In the statement issued on Tuesday the RTMC notes, “The RTMC advises all motorists to check if they have any outstanding traffic fines before embarking on their festive journeys. Traffic officers are being deployed on all major routes and those found with outstanding traffic fines will not be allowed to proceed.”
“If this approach is followed through by law enforcement officers, it amounts to an immense abuse of power and the RTMC will effectively be stealing citizens’ rights. It is beyond belief that an organisation tasked with enforcing the law – and headed by an Advocate of the High Court – can make such a disgraceful statement clearly threatening citizens, instead of focusing on how to enforce the law better,” says the AA.

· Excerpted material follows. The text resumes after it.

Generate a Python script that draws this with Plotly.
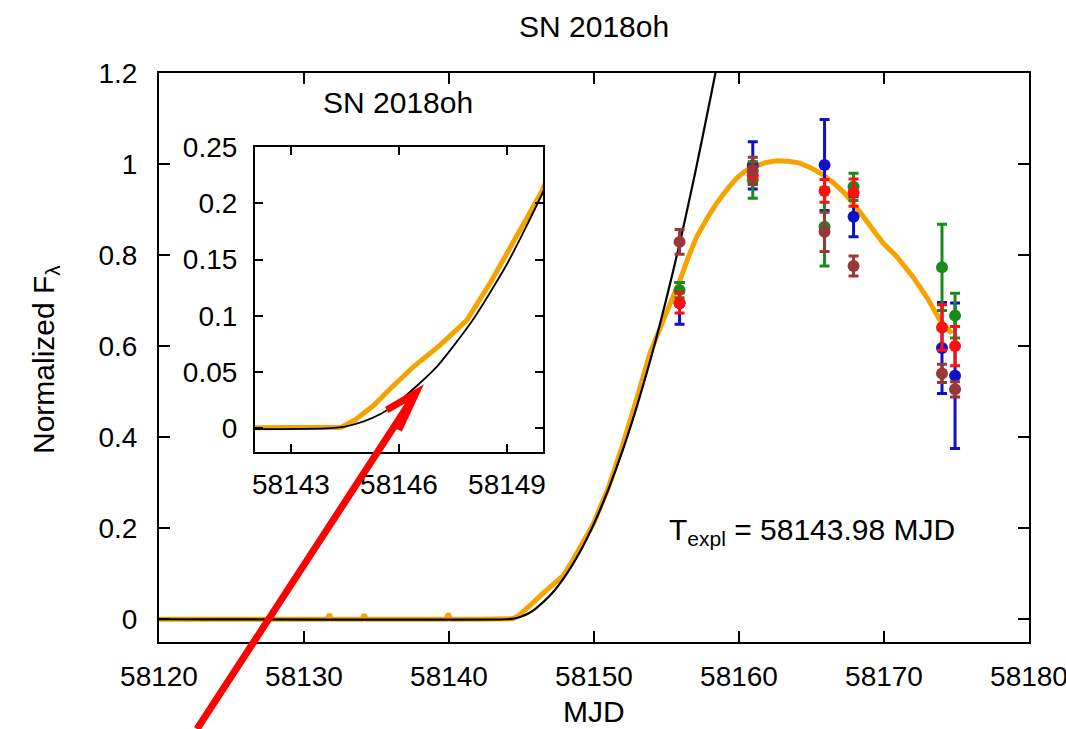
import plotly.graph_objects as go

# ---------------- data ----------------
orange_mjd = [58120.0, 58125.0, 58130.0, 58131.6, 58131.75, 58131.9, 58134.0, 58134.15,
              58134.3, 58139.8, 58139.95, 58140.1, 58142.0, 58144.4, 58144.8, 58145.3,
              58145.75, 58146.4, 58147.14, 58147.88, 58148.53, 58149.18, 58149.96,
              58151.0, 58152.0, 58153.0, 58153.86, 58154.78, 58155.4, 58155.93, 58156.5,
              58157.08, 58157.8, 58158.46, 58159.2, 58159.84, 58160.4, 58160.99, 58161.8,
              58162.6, 58163.4, 58164.2, 58165.0, 58165.81, 58166.5, 58167.19,
              58167.9, 58168.57, 58169.3, 58169.95, 58170.87, 58172.0, 58173.0,
              58173.86, 58174.67]
orange_flux = [0.0, 0.0, 0.0, 0.0, 0.011, 0.0, 0.0, 0.010,
               0.0, 0.0, 0.012, 0.0, 0.0, 0.001, 0.008, 0.0205,
               0.035, 0.0547, 0.074, 0.096, 0.129, 0.165, 0.21,
               0.29, 0.385, 0.49, 0.584, 0.657, 0.703, 0.745, 0.795,
               0.84, 0.881, 0.914, 0.945, 0.969, 0.984, 0.994, 1.003,
               1.007, 1.006, 1.002, 0.991, 0.976, 0.959, 0.939,
               0.913, 0.884, 0.855, 0.826, 0.797, 0.752, 0.705,
               0.657, 0.628]

black_mjd = [58120.0, 58143.98, 58144.5, 58145.0, 58145.5, 58146.0, 58147.0, 58148.0,
             58149.0, 58150.0, 58151.0, 58152.0, 58153.0, 58154.0, 58155.0, 58156.0,
             58157.0, 58158.0, 58158.5]
black_flux = [0.0, 0.0, 0.0016, 0.006, 0.013, 0.024, 0.053, 0.094,
              0.146, 0.21, 0.286, 0.373, 0.472, 0.582, 0.705, 0.838,
              0.984, 1.14, 1.22]

phot_mjd = [58155.9, 58160.95, 58165.9, 58167.9, 58174.0, 58174.9]
blue_flux = [0.694, 0.997, 0.998, 0.884, 0.596, 0.535]
blue_err = [0.046, 0.052, 0.10, 0.044, 0.10, 0.16]
green_flux = [0.723, 0.965, 0.862, 0.950, 0.773, 0.667]
green_err = [0.017, 0.040, 0.086, 0.030, 0.095, 0.049]
red_flux = [0.695, 0.975, 0.941, 0.937, 0.641, 0.600]
red_err = [0.022, 0.020, 0.025, 0.030, 0.050, 0.043]
brown_flux = [0.829, 0.985, 0.851, 0.776, 0.540, 0.505]
brown_err = [0.027, 0.030, 0.043, 0.022, 0.020, 0.017]

x_ticks = [58120, 58130, 58140, 58150, 58160, 58170, 58180]
x_ticktext = ["58120", "58130", "58140", "58150", "58160", "58170", "58180"]
y_ticks = [0, 0.2, 0.4, 0.6, 0.8, 1.0, 1.2]
inset_x_ticks = [58143, 58146, 58149]
inset_x_ticktext = ["58143", "58146", "58149"]
inset_y_ticks = [0, 0.05, 0.1, 0.15, 0.2, 0.25]

ORANGE = "#f5a300"
FONT = "Liberation Sans, Arial, sans-serif"
FS = 28
FT = 30

fig = go.Figure()

# main panel
fig.add_trace(go.Scatter(x=orange_mjd, y=orange_flux, mode="lines",
                         line=dict(color=ORANGE, width=5),
                         xaxis="x", yaxis="y", showlegend=False))
fig.add_trace(go.Scatter(x=black_mjd, y=black_flux, mode="lines",
                         line=dict(color="black", width=2.2, shape="spline", smoothing=0.6),
                         xaxis="x", yaxis="y", showlegend=False))

for flux, err, col in [(blue_flux, blue_err, "#1010c8"),
                       (green_flux, green_err, "#1a8a1a"),
                       (red_flux, red_err, "#ff1010"),
                       (brown_flux, brown_err, "#983838")]:
    fig.add_trace(go.Scatter(x=phot_mjd, y=flux, mode="markers",
                             marker=dict(color=col, size=12),
                             error_y=dict(type="data", array=err, color=col,
                                          thickness=3, width=5),
                             xaxis="x", yaxis="y", showlegend=False))

# inset panel
fig.add_trace(go.Scatter(x=orange_mjd, y=orange_flux, mode="lines",
                         line=dict(color=ORANGE, width=5),
                         xaxis="x2", yaxis="y2", showlegend=False))
fig.add_trace(go.Scatter(x=black_mjd, y=black_flux, mode="lines",
                         line=dict(color="black", width=1.8, shape="spline", smoothing=0.6),
                         xaxis="x2", yaxis="y2", showlegend=False))

axis_common = dict(showline=True, linecolor="black", linewidth=2, mirror="ticks",
                   ticks="inside", tickcolor="black", tickwidth=2, showgrid=False,
                   zeroline=False, ticklabeloverflow="allow", automargin=False,
                   tickfont=dict(family=FONT, size=FS, color="black"))

fig.update_layout(
    width=1066, height=729,
    margin=dict(l=159, r=37, t=73, b=87, autoexpand=False),
    paper_bgcolor="white", plot_bgcolor="white",
    font=dict(family=FONT, size=FS, color="black"),
    xaxis=dict(domain=[0, 1], range=[58120, 58180], tickvals=x_ticks, ticktext=x_ticktext,
               ticklen=11, anchor="y", ticklabelstandoff=8, **axis_common),
    yaxis=dict(domain=[0, 1], range=[-0.05, 1.2], tickvals=y_ticks, ticklen=11,
               anchor="x", ticklabelstandoff=14, **axis_common),
    xaxis2=dict(domain=[0.1103, 0.4414], range=[58142, 58150], tickvals=inset_x_ticks,
                ticktext=inset_x_ticktext, ticklen=8, anchor="y2", ticklabelstandoff=6,
                **axis_common),
    yaxis2=dict(domain=[0.3339, 0.870], range=[-0.021, 0.25], tickvals=inset_y_ticks,
                ticklen=8, anchor="x2", ticklabelstandoff=10, **axis_common),
)

ann = [
    dict(text="SN 2018oh", x=0.5, y=1.0826, xref="paper", yref="paper",
         showarrow=False, xanchor="center", yanchor="middle", font=dict(size=FT)),
    dict(text="SN 2018oh", x=0.2747, y=0.9473, xref="paper", yref="paper",
         showarrow=False, xanchor="center", yanchor="middle", font=dict(size=FT)),
    dict(text="MJD", x=0.5, y=-0.123, xref="paper", yref="paper",
         showarrow=False, xanchor="center", yanchor="middle", font=dict(size=FT)),
    dict(text="Normalized F<sub>λ</sub>", x=-0.131, y=0.4956, xref="paper", yref="paper",
         showarrow=False, xanchor="center", yanchor="middle", textangle=-90,
         font=dict(size=FT)),
    dict(text="T<sub>expl</sub> = 58143.98 MJD", x=0.7506, y=0.195, xref="paper",
         yref="paper", showarrow=False, xanchor="center", yanchor="middle",
         font=dict(size=FT)),
]
fig.update_layout(annotations=ann)

# red arrow (annotation overlay)
fig.add_shape(type="path", xref="paper", yref="paper",
              path="M 0.0437 -0.1529 L 0.2954 0.4376 M 0.2617 0.4077 L 0.2954 0.4376 L 0.2755 0.3726",
              line=dict(color="#ff0000", width=7), layer="above")

fig.write_html("out.html")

According to the AA the statement is indirectly saying motorists with outstanding traffic fines will be arrested, a major contravention of South Africa’s laws.

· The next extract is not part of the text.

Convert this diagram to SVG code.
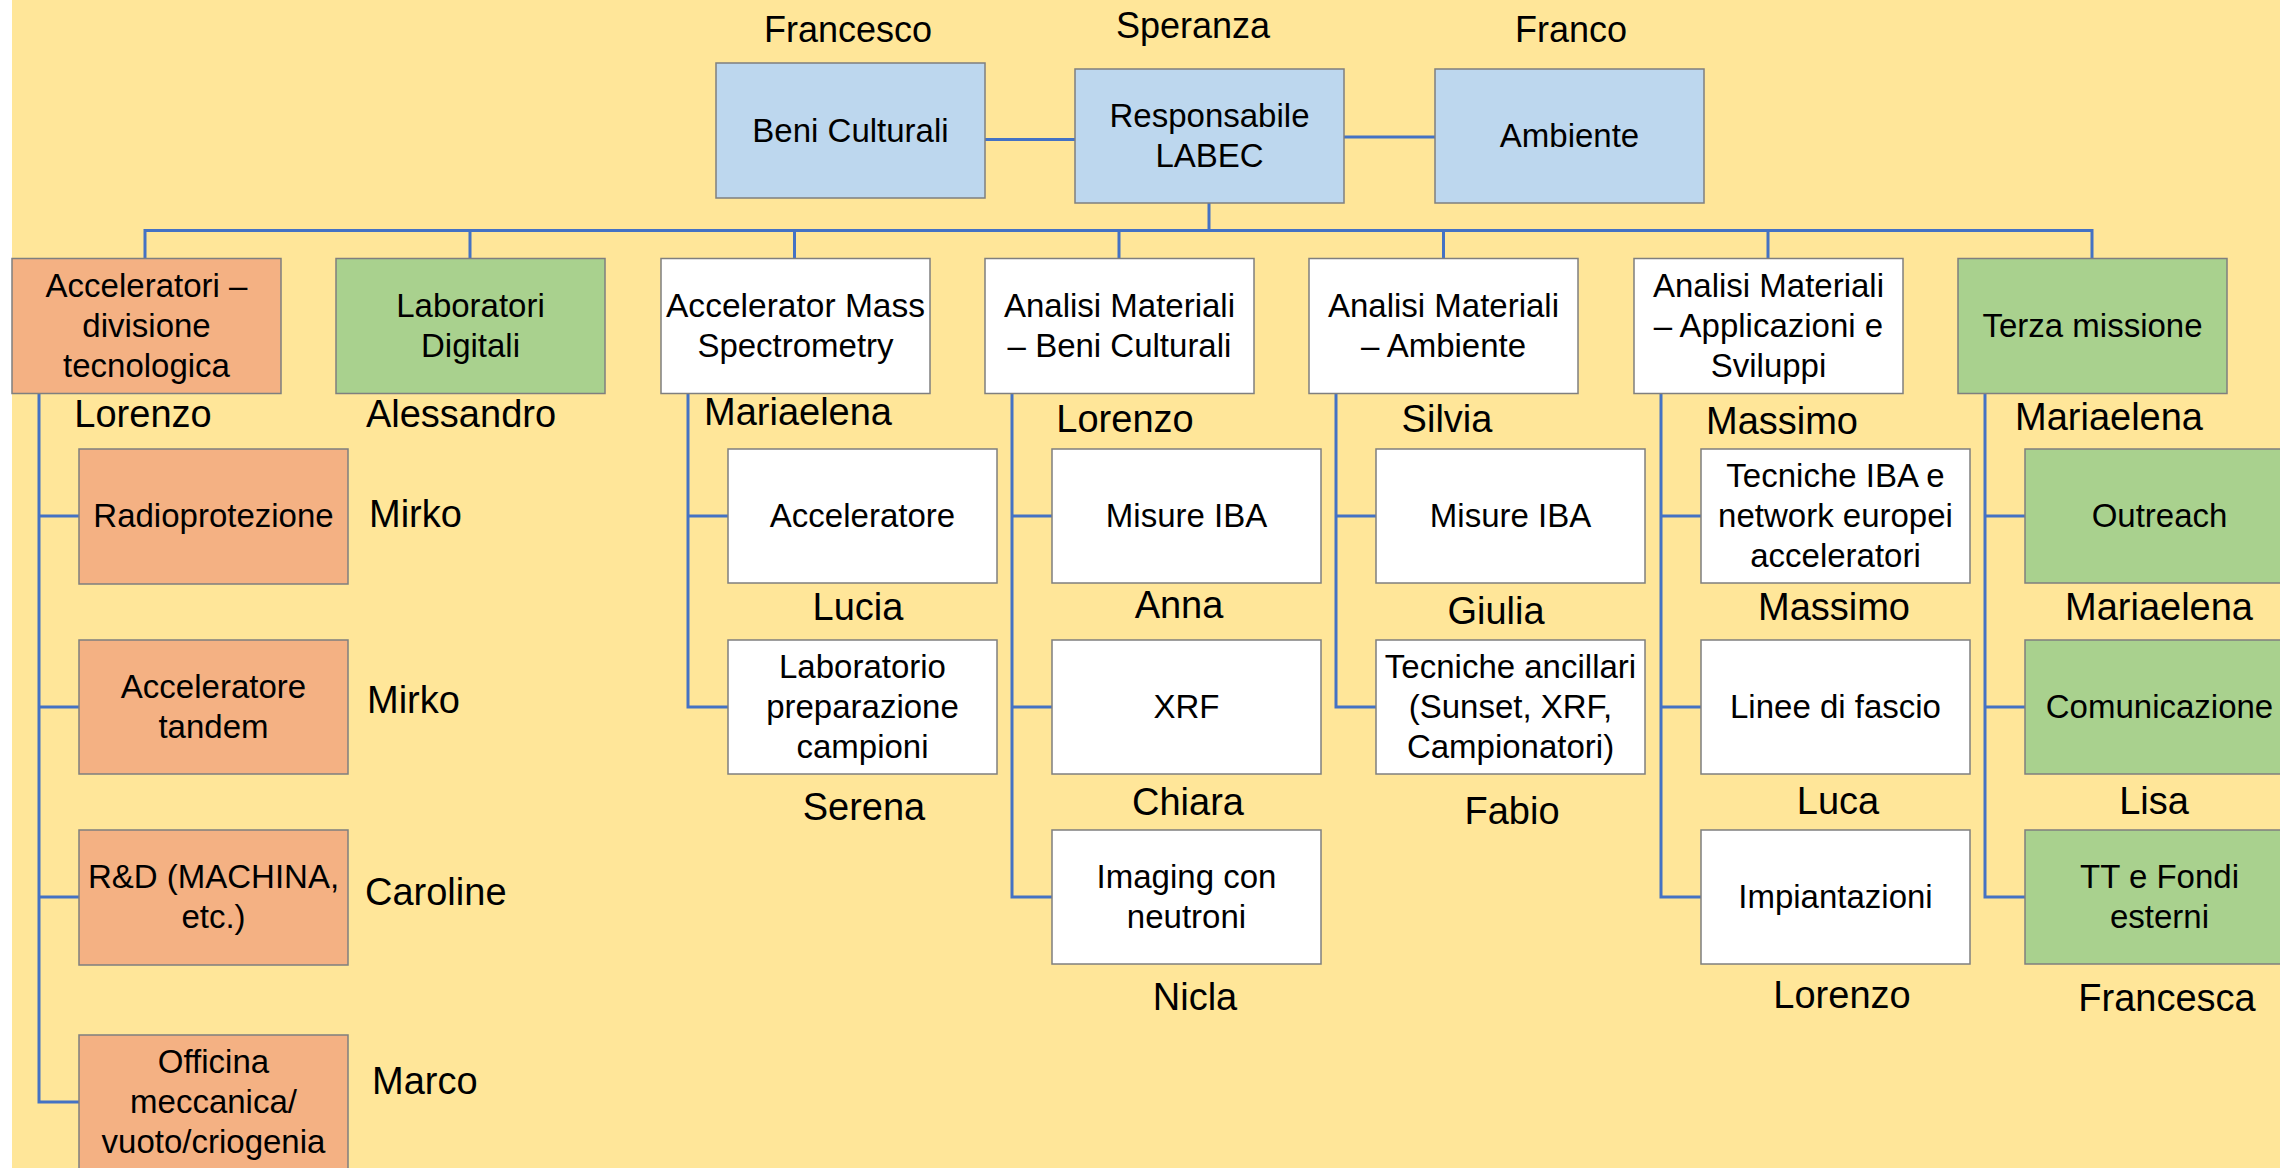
<svg xmlns="http://www.w3.org/2000/svg" width="2280" height="1168" viewBox="0 0 2280 1168">
<style>
.box{stroke:#7F7F7F;stroke-width:1.5}
.o{fill:#F4B183}.g{fill:#A9D18E}.b{fill:#BDD7EE}.w{fill:#FFFFFF}
text{font-family:"Liberation Sans",Arial,sans-serif;fill:#000;text-anchor:middle}
.t{font-size:33px}
.n{font-size:38px}
.tn{font-size:36px}
.s{text-anchor:start}
.conn{stroke:#4472C4;stroke-width:3;fill:none}
</style>
<rect x="0" y="0" width="2280" height="1168" fill="#FFFFFF"/>
<rect x="12" y="0" width="2268" height="1168" fill="#FFE699"/>

<g id="connectors" class="conn">
<path d="M985 139.5H1075"/>
<path d="M1344 137H1435"/>
<path d="M1209 203V230.5"/>
<path d="M145 258.5V230.5H2092V258.5"/>
<path d="M470 230.5V258.5M794.5 230.5V258.5M1119 230.5V258.5M1443.5 230.5V258.5M1768 230.5V258.5"/>
<path d="M39 393.5V1102H79M39 516H79M39 707H79M39 897H79"/>
<path d="M688 393.5V707H728M688 516H728"/>
<path d="M1012 393.5V897H1052M1012 516H1052M1012 707H1052"/>
<path d="M1336 393.5V707H1376M1336 516H1376"/>
<path d="M1661 393.5V897H1701M1661 516H1701M1661 707H1701"/>
<path d="M1985 393.5V897H2025M1985 516H2025M1985 707H2025"/>
</g>

<g id="labels-top">
<text class="tn" x="848" y="42">Francesco</text>
<text class="tn" x="1193" y="38">Speranza</text>
<text class="tn" x="1571" y="42">Franco</text>
</g>

<g id="beni-culturali"><rect class="box b" x="716" y="63" width="269" height="135"/><text class="t" x="850.5" y="141.5">Beni Culturali</text></g>
<g id="responsabile"><rect class="box b" x="1075" y="69" width="269" height="134"/><text class="t" x="1209.5" y="126.5">Responsabile</text><text class="t" x="1209.5" y="166.5">LABEC</text></g>
<g id="ambiente"><rect class="box b" x="1435" y="69" width="269" height="134"/><text class="t" x="1569.5" y="146.5">Ambiente</text></g>

<g id="acceleratori"><rect class="box o" x="12" y="258.5" width="269" height="135"/><text class="t" x="146.5" y="296.5">Acceleratori –</text><text class="t" x="146.5" y="336.5">divisione</text><text class="t" x="146.5" y="376.5">tecnologica</text><text class="n" x="143" y="427">Lorenzo</text></g>
<g id="laboratori-digitali"><rect class="box g" x="336" y="258.5" width="269" height="135"/><text class="t" x="470.5" y="316.5">Laboratori</text><text class="t" x="470.5" y="356.5">Digitali</text><text class="n" x="461" y="427">Alessandro</text></g>
<g id="ams"><rect class="box w" x="661" y="258.5" width="269" height="135"/><text class="t" x="795.5" y="316.5" textLength="259" lengthAdjust="spacingAndGlyphs">Accelerator Mass</text><text class="t" x="795.5" y="356.5">Spectrometry</text><text class="n" x="798" y="425">Mariaelena</text></g>
<g id="am-beni"><rect class="box w" x="985" y="258.5" width="269" height="135"/><text class="t" x="1119.5" y="316.5">Analisi Materiali</text><text class="t" x="1119.5" y="356.5">– Beni Culturali</text><text class="n" x="1125" y="432">Lorenzo</text></g>
<g id="am-ambiente"><rect class="box w" x="1309" y="258.5" width="269" height="135"/><text class="t" x="1443.5" y="316.5">Analisi Materiali</text><text class="t" x="1443.5" y="356.5">– Ambiente</text><text class="n" x="1447" y="432">Silvia</text></g>
<g id="am-applicazioni"><rect class="box w" x="1634" y="258.5" width="269" height="135"/><text class="t" x="1768.5" y="296.5">Analisi Materiali</text><text class="t" x="1768.5" y="336.5">– Applicazioni e</text><text class="t" x="1768.5" y="376.5">Sviluppi</text><text class="n" x="1782" y="434">Massimo</text></g>
<g id="terza-missione"><rect class="box g" x="1958" y="258.5" width="269" height="135"/><text class="t" x="2092.5" y="336.5">Terza missione</text><text class="n" x="2109" y="430">Mariaelena</text></g>

<g id="radioprotezione"><rect class="box o" x="79" y="449" width="269" height="135"/><text class="t" x="213.5" y="526.5">Radioprotezione</text><text class="n s" x="369" y="527">Mirko</text></g>
<g id="acceleratore-tandem"><rect class="box o" x="79" y="640" width="269" height="134"/><text class="t" x="213.5" y="697.5">Acceleratore</text><text class="t" x="213.5" y="737.5">tandem</text><text class="n s" x="367" y="713">Mirko</text></g>
<g id="rd-machina"><rect class="box o" x="79" y="830" width="269" height="135"/><text class="t" x="213.5" y="887.5">R&amp;D (MACHINA,</text><text class="t" x="213.5" y="927.5">etc.)</text><text class="n s" x="365" y="905">Caroline</text></g>
<g id="officina"><rect class="box o" x="79" y="1035" width="269" height="135"/><text class="t" x="213.5" y="1072.5">Officina</text><text class="t" x="213.5" y="1112.5">meccanica/</text><text class="t" x="213.5" y="1152.5">vuoto/criogenia</text><text class="n s" x="372" y="1094">Marco</text></g>

<g id="ams-acceleratore"><rect class="box w" x="728" y="449" width="269" height="134"/><text class="t" x="862.5" y="526.5">Acceleratore</text><text class="n" x="858" y="620">Lucia</text></g>
<g id="ams-laboratorio"><rect class="box w" x="728" y="640" width="269" height="134"/><text class="t" x="862.5" y="677.5">Laboratorio</text><text class="t" x="862.5" y="717.5">preparazione</text><text class="t" x="862.5" y="757.5">campioni</text><text class="n" x="864" y="820">Serena</text></g>

<g id="bc-misure-iba"><rect class="box w" x="1052" y="449" width="269" height="134"/><text class="t" x="1186.5" y="526.5">Misure IBA</text><text class="n" x="1179" y="618">Anna</text></g>
<g id="bc-xrf"><rect class="box w" x="1052" y="640" width="269" height="134"/><text class="t" x="1186.5" y="717.5">XRF</text><text class="n" x="1188" y="815">Chiara</text></g>
<g id="bc-imaging"><rect class="box w" x="1052" y="830" width="269" height="134"/><text class="t" x="1186.5" y="887.5">Imaging con</text><text class="t" x="1186.5" y="927.5">neutroni</text><text class="n" x="1195" y="1010">Nicla</text></g>

<g id="amb-misure-iba"><rect class="box w" x="1376" y="449" width="269" height="134"/><text class="t" x="1510.5" y="526.5">Misure IBA</text><text class="n" x="1496" y="624">Giulia</text></g>
<g id="amb-tecniche"><rect class="box w" x="1376" y="640" width="269" height="134"/><text class="t" x="1510.5" y="677.5">Tecniche ancillari</text><text class="t" x="1510.5" y="717.5">(Sunset, XRF,</text><text class="t" x="1510.5" y="757.5">Campionatori)</text><text class="n" x="1512" y="824">Fabio</text></g>

<g id="app-tecniche-iba"><rect class="box w" x="1701" y="449" width="269" height="134"/><text class="t" x="1835.5" y="486.5">Tecniche IBA e</text><text class="t" x="1835.5" y="526.5">network europei</text><text class="t" x="1835.5" y="566.5">acceleratori</text><text class="n" x="1834" y="620">Massimo</text></g>
<g id="app-linee"><rect class="box w" x="1701" y="640" width="269" height="134"/><text class="t" x="1835.5" y="717.5">Linee di fascio</text><text class="n" x="1838" y="814">Luca</text></g>
<g id="app-impiantazioni"><rect class="box w" x="1701" y="830" width="269" height="134"/><text class="t" x="1835.5" y="907.5">Impiantazioni</text><text class="n" x="1842" y="1008">Lorenzo</text></g>

<g id="outreach"><rect class="box g" x="2025" y="449" width="269" height="134"/><text class="t" x="2159.5" y="526.5">Outreach</text><text class="n" x="2159" y="620">Mariaelena</text></g>
<g id="comunicazione"><rect class="box g" x="2025" y="640" width="269" height="134"/><text class="t" x="2159.5" y="717.5">Comunicazione</text><text class="n" x="2154" y="814">Lisa</text></g>
<g id="tt-fondi"><rect class="box g" x="2025" y="830" width="269" height="134"/><text class="t" x="2159.5" y="887.5">TT e Fondi</text><text class="t" x="2159.5" y="927.5">esterni</text><text class="n" x="2167" y="1011">Francesca</text></g>
</svg>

“The only time a road user may be detained at the roadside is if a warrant of arrest is issued against their name. Preventing someone from proceeding on a journey because of an outstanding traffic fine amounts to arrest without following due process. We cannot stress how totally shameful and outrageous such a statement is,” the Association says.
In addition, says the AA, no clarity is given on what exactly an outstanding traffic fine is.
“Is an outstanding fine a fine issued last week, last month, or yesterday? What if someone received a fine but decided to contest it before paying, would that amount to an outstanding fine? Again, the enormity of the legal shortcoming in this statement is glaring, and certainly unbecoming of an agency such as the RTMC,” says the AA.
The Association says it is concerned traffic law enforcement officers will use the above statement to misapply the law, and apply traffic law as they see fit. It says motorists travelling over the festive season now run the risk of becoming victims of over-zealous enforcement officers, intent on generating revenue and cashing in on motorists’ fears of jail time.
The AA says instead of the RTMC looking at new ways to generate revenue, it should focus its energies on improved road user education, and protecting road users through enforcing laws as they are written.
“The statement from the RTMC suggests it’s looking at scaring motorists with a new (illegal) approach to law enforcement. But there are laws already in place, and it would serve the RTMC and the country better if these were actually enforced,” the AA concludes.